People keep talking about this thing called "love".
Based on all the crap going on in the world, and the horrible things that have happened in the past, I don't see any objective evidence that love exists. And I've never felt love myself, at least not the way it's been described by others.
If one can't prove love exists using the scientific method, and I've never experienced it personally, then to me all this talk about love is just myth, a fairytale to make people feel better about their lives.
Rational grownups have better things to do with their lives than waste time on superstitions. Love only exists if you can prove it does.
What would be sufficient proof? Your own feelings and opinions on an issue aren't proof, they are merely anecdotal and tangential. You may think you feel love and thus know what it is, but a more objective person might call your feelings lust, or fondness. How we feel about our parents, our s.o.'s, our children, and our pets differ so much in quality and intensity, it's inaccurate to throw all those different feelings into one category called "love".

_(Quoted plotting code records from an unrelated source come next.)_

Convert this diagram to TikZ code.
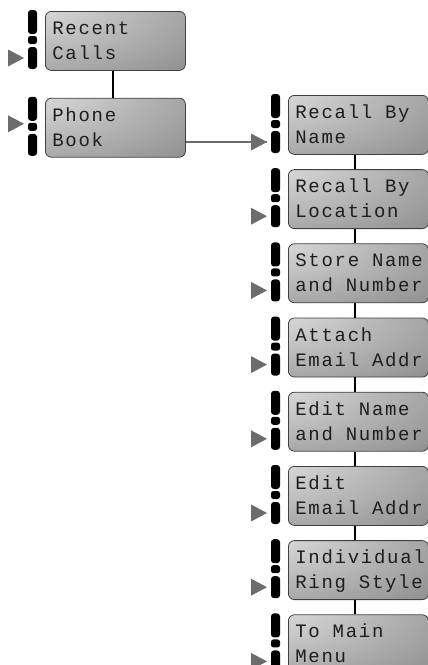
\documentclass[tikz,border=0pt]{standalone}
\usepackage{fontspec}
\newfontfamily\lcdfont[LetterSpace=9]{Liberation Mono}
\usepackage{xcolor}
\usepackage{tikz}
\usetikzlibrary{calc, positioning}
\definecolor{lcdlight}{RGB}{218,218,218}
\definecolor{lcddark}{RGB}{78,78,78}
\definecolor{lcdedge}{RGB}{64,64,64}
\definecolor{lcdtext}{RGB}{30,30,30}
\definecolor{selgray}{RGB}{108,108,108}
\pgfdeclareradialshading{lcdshade}{\pgfpoint{-45bp}{40bp}}{color(0bp)=(lcdlight); color(15bp)=(lcdlight); color(120bp)=(lcddark); color(170bp)=(lcddark)}
% fixed-pitch gap between words on the display
\newcommand\lcdgap{\kern12.8pt\relax}
\tikzset{
    lcdbox/.style={
        draw=lcdedge, line width=0.8pt, rounded corners=6pt, shading=lcdshade,
        minimum width=140pt, minimum height=59pt, anchor=north west,
        inner xsep=7pt, inner ysep=0pt, text width=126pt, align=left,
        text height=15.5pt, text depth=28.5pt, text=lcdtext,
        font=\lcdfont\fontsize{19}{25}\selectfont
    },
    keycap/.style={fill=black, rounded corners=3pt},
    keydot/.style={fill=black, rounded corners=2.5pt},
    selmark/.style={fill=selgray},
    menu link/.style={draw=black, line width=2pt},
    jump link/.style={draw=selgray, line width=2.6pt}
}

\begin{document}
\begin{tikzpicture}[x=1pt, y=1pt]
    \useasboundingbox (0,0) rectangle (428,-665);
    % top level
    \node[lcdbox] (rc) at (45,-11) {Recent\\Calls};
    \node[lcdbox, below=27pt of rc] (pb) {Phone\\Book};
    % phone book submenu
    \node[lcdbox] (r1) at (288,-95) {Recall\lcdgap By\\Name};
    \node[lcdbox, below=14.4pt of r1] (r2) {Recall\lcdgap By\\Location};
    \node[lcdbox, below=14.4pt of r2] (r3) {Store\lcdgap Name\\and\lcdgap Number};
    \node[lcdbox, below=14.4pt of r3] (r4) {Attach\\Email\lcdgap Addr};
    \node[lcdbox, below=14.4pt of r4] (r5) {Edit\lcdgap Name\\and\lcdgap Number};
    \node[lcdbox, below=14.4pt of r5] (r6) {Edit\\Email\lcdgap Addr};
    \node[lcdbox, below=14.4pt of r6] (r7) {Individual\\Ring\lcdgap Style};
    \node[lcdbox, below=14.4pt of r7] (r8) {To\lcdgap Main\\Menu};
    % soft keys left of every screen
    \foreach \b in {rc,pb,r1,r2,r3,r4,r5,r6,r7,r8} {
        \fill[keycap] ($(\b.north west)+(-17,1)$) rectangle ($(\b.north west)+(-8,-23)$);
        \fill[keydot] ($(\b.north west)+(-17,-25)$) rectangle ($(\b.north west)+(-8,-33)$);
        \fill[keycap] ($(\b.north west)+(-17,-36)$) rectangle ($(\b.north west)+(-8,-58)$);
    }
    % selection markers
    \coordinate (sel-pb) at ($(pb.north west)+(-21,-26)$);
    \foreach \b in {rc,r1,r2,r3,r4,r5,r6,r7,r8}
        \coordinate (sel-\b) at ($(\b.north west)+(-21,-47)$);
    \draw[menu link] ([xshift=-2.5pt]rc.south) -- ([xshift=-2.5pt]pb.north);
    \foreach \i in {2,...,8} {
        \pgfmathtruncatemacro\j{\i-1}
        \draw[menu link] ([xshift=-3pt]r\j.south) -- ([xshift=-3pt]r\i.north);
    }
    \draw[jump link] (pb.east |- sel-r1) -- (sel-r1);
    \foreach \b in {rc,pb,r1,r2,r3,r4,r5,r6,r7,r8}
        \fill[selmark] (sel-\b) -- ++(-16,8.5) -- ++(0,-17) -- cycle;
\end{tikzpicture}
\end{document}
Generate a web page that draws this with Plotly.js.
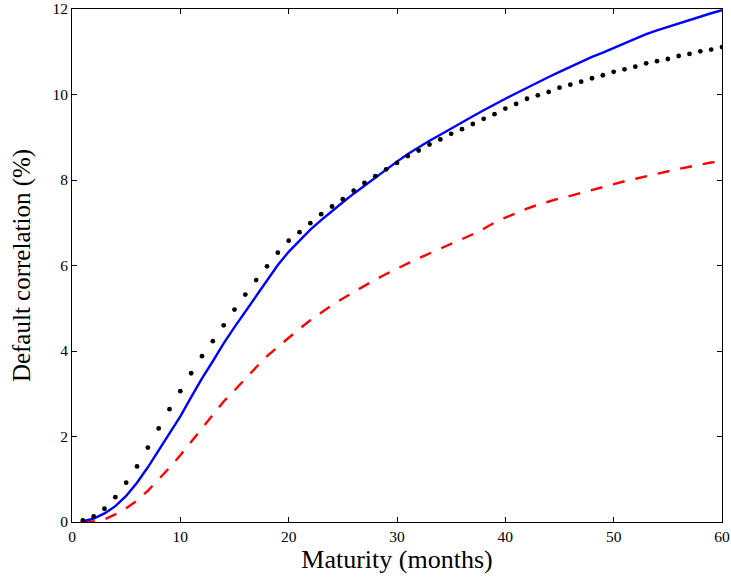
<!DOCTYPE html>
<html>
<head>
<meta charset="utf-8">
<script src="https://cdn.plot.ly/plotly-3.0.1.min.js"></script>
<style>html,body{margin:0;padding:0;background:#fff;}#chart{width:731px;height:579px;}</style>
</head>
<body>
<div id="chart"></div>
<script>
// Maturity in months
const months = [1,2,3,4,5,6,7,8,9,10,11,12,13,14,15,16,17,18,19,20,21,22,23,24,25,26,27,28,29,30,
  31,32,33,34,35,36,37,38,39,40,41,42,43,44,45,46,47,48,49,50,51,52,53,54,55,56,57,58,59,60];

// Blue solid series (%)
const blueSeries = [0.02,0.08,0.20,0.37,0.61,0.92,1.28,1.68,2.06,2.47,2.92,3.36,3.76,4.18,4.56,4.92,5.29,5.66,6.01,6.32,
  6.58,6.84,7.06,7.28,7.48,7.68,7.87,8.07,8.26,8.43,8.61,8.77,8.92,9.06,9.21,9.35,9.49,9.63,9.77,9.90,
  10.03,10.16,10.29,10.41,10.53,10.65,10.77,10.88,10.98,11.09,11.20,11.31,11.41,11.50,11.58,11.67,11.75,11.83,11.90,11.97];

// Black dotted series (%)
const dotSeries = [0.035,0.13,0.31,0.58,0.92,1.30,1.74,2.19,2.64,3.06,3.48,3.88,4.23,4.60,4.97,5.32,5.66,5.98,6.30,6.58,
  6.78,6.99,7.20,7.38,7.55,7.75,7.93,8.09,8.25,8.40,8.56,8.69,8.83,8.95,9.08,9.19,9.31,9.43,9.54,9.67,
  9.78,9.90,9.98,10.06,10.16,10.23,10.30,10.38,10.45,10.53,10.59,10.65,10.73,10.78,10.83,10.90,10.95,11.01,11.05,11.11];

// Red dashed series (%)
const redSeries = [0.0,0.02,0.06,0.18,0.32,0.50,0.73,0.99,1.27,1.56,1.88,2.20,2.52,2.82,3.08,3.36,3.62,3.88,4.10,4.31,
  4.52,4.72,4.90,5.07,5.23,5.38,5.53,5.67,5.80,5.93,6.05,6.17,6.28,6.39,6.50,6.61,6.73,6.86,7.00,7.12,
  7.23,7.33,7.42,7.50,7.57,7.63,7.70,7.77,7.84,7.90,7.97,8.03,8.09,8.15,8.20,8.26,8.31,8.36,8.41,8.44];

const xTicks = [0,10,20,30,40,50,60];
const yTicks = [0,2,4,6,8,10,12];

const FONT = 'Liberation Serif, DejaVu Serif, serif';

const traces = [
  {x: months, y: redSeries, mode: 'lines', line: {color: '#ff0000', width: 2.4, dash: '12px,11px'}, hoverinfo: 'skip'},
  {x: months, y: blueSeries, mode: 'lines', line: {color: '#0000ff', width: 2.4}, hoverinfo: 'skip'},
  {x: months, y: dotSeries, mode: 'markers', marker: {color: '#000000', size: 4.8}, hoverinfo: 'skip'}
];

const axisCommon = {
  showgrid: false, zeroline: false, showline: true, linecolor: '#000', linewidth: 1,
  mirror: 'ticks', ticks: 'inside', ticklen: 5, tickwidth: 1, tickcolor: '#000',
  tickfont: {family: FONT, size: 15.5, color: '#000'}
};

const layout = {
  width: 731, height: 579,
  margin: {l: 72, r: 9, t: 9, b: 57, pad: 0},
  paper_bgcolor: '#fff', plot_bgcolor: '#fff',
  showlegend: false,
  xaxis: Object.assign({}, axisCommon, {
    range: [0, 60], tickvals: xTicks, ticktext: xTicks.map(String),
    title: {text: 'Maturity (months)', font: {family: FONT, size: 26, color: '#000'}, standoff: 6}
  }),
  yaxis: Object.assign({}, axisCommon, {
    range: [0, 12], tickvals: yTicks, ticktext: yTicks.map(String),
    title: {text: 'Default correlation (%)', font: {family: FONT, size: 25, color: '#000'}, standoff: 14}
  })
};

Plotly.newPlot('chart', traces, layout, {staticPlot: true, displayModeBar: false});
</script>
</body>
</html>
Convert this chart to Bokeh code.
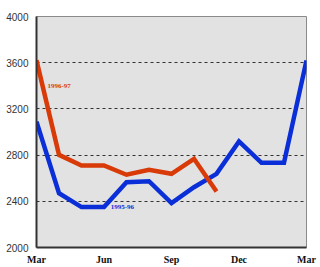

Besides, those feelings you call "love" are all provoked or mediated by neurological chemicals in the brain. Even so, this knowledge won't help with scientific proof of the existence of love. Oxytocin is one chemical supposedly connected to love, but it's connected to other things, too. If you give oxytocin to a person, can you make them fall in love with the person next to them? I didn't think so. That swooning feeling you get when you see someone devastatingly attractive isn't love, as many sadder and wiser people will tell you.
Certain areas of the brain light up when one feels love, supposedly, but the same areas light up for other reasons, too. If you stimulate that part of the brain, will the test subject fall in love with the surgeon?
People can point to all the selfless and giving acts they do for love, or that are done for them for love, but those acts don't prove anything about love. They could be done for many other reasons. Working two jobs to make sure your kid goes to the best private school - Love, or compensatory feelings? Proposing by billboard - Love, or self-promotion? Bringing breakfast in bed - Love, or wanting to get laid? Staying by your sick kid's bed all night - Love, or instinctual drives to secure your gene pool?
Despite the millions of people over human history who have spoken and written about love, and created art, music, and dramas about love, just because we sense a certain affinity with their artistic expressions of what they feel love is, doesn't mean that what they experienced as love really is love, nor that they prove love exists.
One could call love a theoretical construct that benefits society, but that doesn't make it real. One could call longing for love biological, but that doesn't make it logical, rational, and therefore worthy of serious consideration and respect.
Of course, this is snark. Pretty much everyone has felt something unique at one time or another that they immediately identify as love. Love is difficult to prove because it is experienced internally. All the acts we manifest out of love can be interpreted differently by different people. Yet we know love exists and feel no need to prove it quantitatively in order to believe in it.
What happens when you substitute "God" for "love"?